From green +‎ peace.

Proper noun

Greenpeace

  1. An international, direct-action environmental organization.
    • 1975, Film news:
      One particularly exciting sequence shows how members of Greenpeace, a Canadian conservation group, defend whales fleeing from a huge Soviet whaler.
    • 1983, Vegetarian Times:
      Since its founding in 1970, Greenpeace has borne witness against environmental injustice through numerous non-violent direct actions.
    • 1989, Tom Rose, Freeing the Whales: How the Media Created the World's Greatest Non-Event, page 82:
      Before the doors were opened the security guards were warned to look out for "Greenpeace types," not smartly dressed business women.
    • 1990, Bulletin of the Atomic Scientists:
      Greenpeace had reason to suspect that recent tests had opened a crack in the atoll, causing a serious radiation leak.
    • 1991, Xavier Pastor, The Mediterranean, page 128:
      A typical Greenpeace action in 1989 saw the organization in alliance with Spanish longline fishermen, angry that the continued use of driftnets was threatening their own livelihoods.

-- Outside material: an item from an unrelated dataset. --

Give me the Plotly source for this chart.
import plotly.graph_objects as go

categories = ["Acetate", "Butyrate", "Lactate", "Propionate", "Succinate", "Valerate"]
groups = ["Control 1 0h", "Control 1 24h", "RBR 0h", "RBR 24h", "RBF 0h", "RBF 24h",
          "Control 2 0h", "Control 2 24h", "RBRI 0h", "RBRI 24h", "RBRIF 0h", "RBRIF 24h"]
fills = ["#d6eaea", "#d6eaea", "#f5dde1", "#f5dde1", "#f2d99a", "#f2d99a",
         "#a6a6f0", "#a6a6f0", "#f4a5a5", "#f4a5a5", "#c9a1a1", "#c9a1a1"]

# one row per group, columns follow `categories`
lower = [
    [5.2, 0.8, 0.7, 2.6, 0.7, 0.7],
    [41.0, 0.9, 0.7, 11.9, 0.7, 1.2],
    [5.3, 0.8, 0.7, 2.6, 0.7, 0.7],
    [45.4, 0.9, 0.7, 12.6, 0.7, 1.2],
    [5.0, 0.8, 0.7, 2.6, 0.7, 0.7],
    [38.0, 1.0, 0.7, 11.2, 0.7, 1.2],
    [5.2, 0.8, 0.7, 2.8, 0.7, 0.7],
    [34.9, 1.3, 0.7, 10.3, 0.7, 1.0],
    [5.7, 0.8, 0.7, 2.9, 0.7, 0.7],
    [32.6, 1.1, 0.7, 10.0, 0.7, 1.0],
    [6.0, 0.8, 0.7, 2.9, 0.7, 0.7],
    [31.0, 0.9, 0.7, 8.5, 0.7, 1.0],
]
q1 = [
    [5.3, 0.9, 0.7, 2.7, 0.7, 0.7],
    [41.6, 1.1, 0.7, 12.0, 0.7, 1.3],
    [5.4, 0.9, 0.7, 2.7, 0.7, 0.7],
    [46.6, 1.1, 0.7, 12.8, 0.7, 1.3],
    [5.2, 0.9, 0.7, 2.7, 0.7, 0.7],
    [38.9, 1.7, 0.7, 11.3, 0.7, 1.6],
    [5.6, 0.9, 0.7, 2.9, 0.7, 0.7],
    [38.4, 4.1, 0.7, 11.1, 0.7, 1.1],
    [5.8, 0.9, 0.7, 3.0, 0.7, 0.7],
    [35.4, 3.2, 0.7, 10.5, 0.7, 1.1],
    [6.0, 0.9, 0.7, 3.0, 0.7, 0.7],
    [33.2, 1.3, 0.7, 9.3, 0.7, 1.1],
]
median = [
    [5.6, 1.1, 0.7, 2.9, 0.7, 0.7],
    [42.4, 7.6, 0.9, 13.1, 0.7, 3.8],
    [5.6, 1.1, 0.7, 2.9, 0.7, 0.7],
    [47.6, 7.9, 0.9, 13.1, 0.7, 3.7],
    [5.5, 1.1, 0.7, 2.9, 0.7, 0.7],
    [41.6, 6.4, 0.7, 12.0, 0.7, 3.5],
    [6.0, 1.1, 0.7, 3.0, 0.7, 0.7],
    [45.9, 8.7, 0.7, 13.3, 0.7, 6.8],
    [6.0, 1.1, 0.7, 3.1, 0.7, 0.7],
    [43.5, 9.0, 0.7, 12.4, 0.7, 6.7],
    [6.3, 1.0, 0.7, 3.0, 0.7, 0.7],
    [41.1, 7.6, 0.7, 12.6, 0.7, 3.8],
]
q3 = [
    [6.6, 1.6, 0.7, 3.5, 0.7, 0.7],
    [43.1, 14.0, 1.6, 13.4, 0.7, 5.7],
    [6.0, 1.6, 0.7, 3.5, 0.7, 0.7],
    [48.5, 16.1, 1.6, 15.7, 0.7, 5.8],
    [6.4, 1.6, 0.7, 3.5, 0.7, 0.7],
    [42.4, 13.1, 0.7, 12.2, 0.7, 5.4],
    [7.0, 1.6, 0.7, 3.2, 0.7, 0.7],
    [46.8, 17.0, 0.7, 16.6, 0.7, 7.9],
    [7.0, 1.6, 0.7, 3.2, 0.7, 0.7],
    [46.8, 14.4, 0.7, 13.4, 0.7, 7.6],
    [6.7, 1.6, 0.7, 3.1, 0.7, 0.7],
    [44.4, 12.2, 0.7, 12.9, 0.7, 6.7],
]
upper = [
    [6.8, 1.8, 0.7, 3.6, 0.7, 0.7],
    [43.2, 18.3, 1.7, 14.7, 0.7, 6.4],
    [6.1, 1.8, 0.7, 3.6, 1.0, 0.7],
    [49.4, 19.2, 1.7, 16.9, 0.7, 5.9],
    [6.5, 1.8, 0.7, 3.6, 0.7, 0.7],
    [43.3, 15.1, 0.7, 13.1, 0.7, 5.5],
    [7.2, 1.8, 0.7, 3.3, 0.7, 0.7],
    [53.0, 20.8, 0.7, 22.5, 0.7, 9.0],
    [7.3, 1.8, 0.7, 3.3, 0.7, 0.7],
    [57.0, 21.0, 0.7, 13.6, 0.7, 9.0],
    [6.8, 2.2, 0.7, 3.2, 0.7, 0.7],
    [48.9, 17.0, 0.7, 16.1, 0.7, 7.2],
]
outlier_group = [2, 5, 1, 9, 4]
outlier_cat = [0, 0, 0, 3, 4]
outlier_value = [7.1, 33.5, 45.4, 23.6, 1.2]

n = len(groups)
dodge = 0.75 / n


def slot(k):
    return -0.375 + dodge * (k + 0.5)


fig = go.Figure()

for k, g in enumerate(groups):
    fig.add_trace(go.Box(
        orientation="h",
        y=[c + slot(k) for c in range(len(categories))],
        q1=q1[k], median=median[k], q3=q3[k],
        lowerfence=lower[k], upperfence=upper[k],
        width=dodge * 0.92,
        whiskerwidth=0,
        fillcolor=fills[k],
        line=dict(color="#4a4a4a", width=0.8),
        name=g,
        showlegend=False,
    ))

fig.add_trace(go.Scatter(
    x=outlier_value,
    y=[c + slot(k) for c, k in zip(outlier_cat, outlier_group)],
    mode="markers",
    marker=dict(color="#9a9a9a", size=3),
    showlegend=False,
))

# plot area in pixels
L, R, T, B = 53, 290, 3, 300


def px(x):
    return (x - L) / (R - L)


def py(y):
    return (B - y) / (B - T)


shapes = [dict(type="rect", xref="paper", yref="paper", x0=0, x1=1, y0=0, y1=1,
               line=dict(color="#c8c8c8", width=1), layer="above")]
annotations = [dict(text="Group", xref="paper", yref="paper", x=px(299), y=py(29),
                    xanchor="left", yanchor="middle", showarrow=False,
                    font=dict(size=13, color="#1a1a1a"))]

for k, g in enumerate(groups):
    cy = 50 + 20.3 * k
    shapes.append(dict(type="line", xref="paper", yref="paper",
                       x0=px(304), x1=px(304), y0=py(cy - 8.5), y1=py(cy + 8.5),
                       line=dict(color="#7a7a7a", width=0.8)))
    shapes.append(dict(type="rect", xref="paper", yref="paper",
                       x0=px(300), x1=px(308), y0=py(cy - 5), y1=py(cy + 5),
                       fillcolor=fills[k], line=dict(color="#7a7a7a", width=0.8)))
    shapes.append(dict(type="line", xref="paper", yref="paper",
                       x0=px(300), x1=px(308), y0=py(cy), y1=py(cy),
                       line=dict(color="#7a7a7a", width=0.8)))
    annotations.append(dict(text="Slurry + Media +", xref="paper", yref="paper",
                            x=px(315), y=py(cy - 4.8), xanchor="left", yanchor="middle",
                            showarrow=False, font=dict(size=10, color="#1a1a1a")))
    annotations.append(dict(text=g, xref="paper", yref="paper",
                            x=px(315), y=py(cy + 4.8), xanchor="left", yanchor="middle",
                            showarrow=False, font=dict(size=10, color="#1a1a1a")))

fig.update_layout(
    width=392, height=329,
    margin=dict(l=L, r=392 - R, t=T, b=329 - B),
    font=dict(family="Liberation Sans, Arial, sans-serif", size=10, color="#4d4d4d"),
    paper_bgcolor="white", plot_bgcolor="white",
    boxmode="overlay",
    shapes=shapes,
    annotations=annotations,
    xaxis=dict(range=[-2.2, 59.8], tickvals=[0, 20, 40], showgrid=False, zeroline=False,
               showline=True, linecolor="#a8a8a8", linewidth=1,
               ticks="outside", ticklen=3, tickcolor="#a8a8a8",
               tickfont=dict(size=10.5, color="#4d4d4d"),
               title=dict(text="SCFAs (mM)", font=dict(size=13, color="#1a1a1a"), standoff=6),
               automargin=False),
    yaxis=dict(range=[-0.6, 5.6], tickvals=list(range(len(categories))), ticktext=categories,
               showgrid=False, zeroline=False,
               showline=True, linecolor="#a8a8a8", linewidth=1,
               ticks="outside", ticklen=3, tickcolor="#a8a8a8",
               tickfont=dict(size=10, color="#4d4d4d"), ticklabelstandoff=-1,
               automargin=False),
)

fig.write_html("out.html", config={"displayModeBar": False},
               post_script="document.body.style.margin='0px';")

    • 1995, Joseph John Phillips, Operation Elbow Room, page 30:
      But hardcore Greenpeace types never listen to reason.

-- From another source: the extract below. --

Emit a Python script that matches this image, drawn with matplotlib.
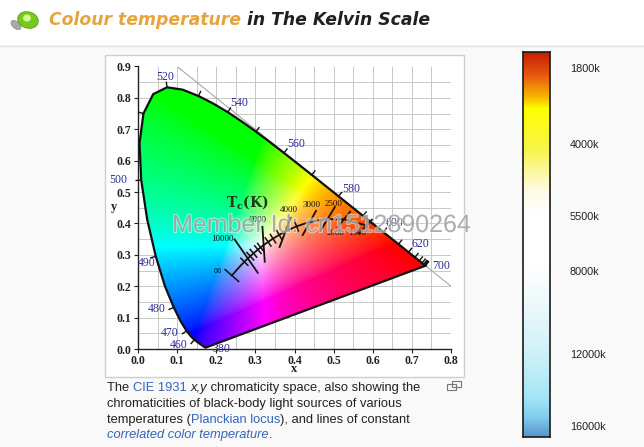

    • 1998, Robert I. Eaton, Thrust in Your Sickle But Watch Your Fingers, page 60:
      Behind it was a typically bearded, casually dressed Greenpeace type.
    • 2002, Jim Nollman, The Beluga Café: My Strange Adventure With Art, Music, and Whales:
      I mean it's certainly less polemical than having some Greenpeace types confront these hunters with Zodiacs and boycotts and insults in the media.
    • 2004, Matt Ruff, Sewer, Gas and Electric: The Public Works Trilogy, page 222:
      You remember: the Greenpeace dropout who played chicken with the Soviet Navy.
    • 2012, Stephen M. Ringler, Fled to Mexico: If No One Knows They Were There Then It Didn't Happen, page 191:
      He's an eco-activist maverick, with a Greenpeace mentality when it comes to protecting his little feathered friends.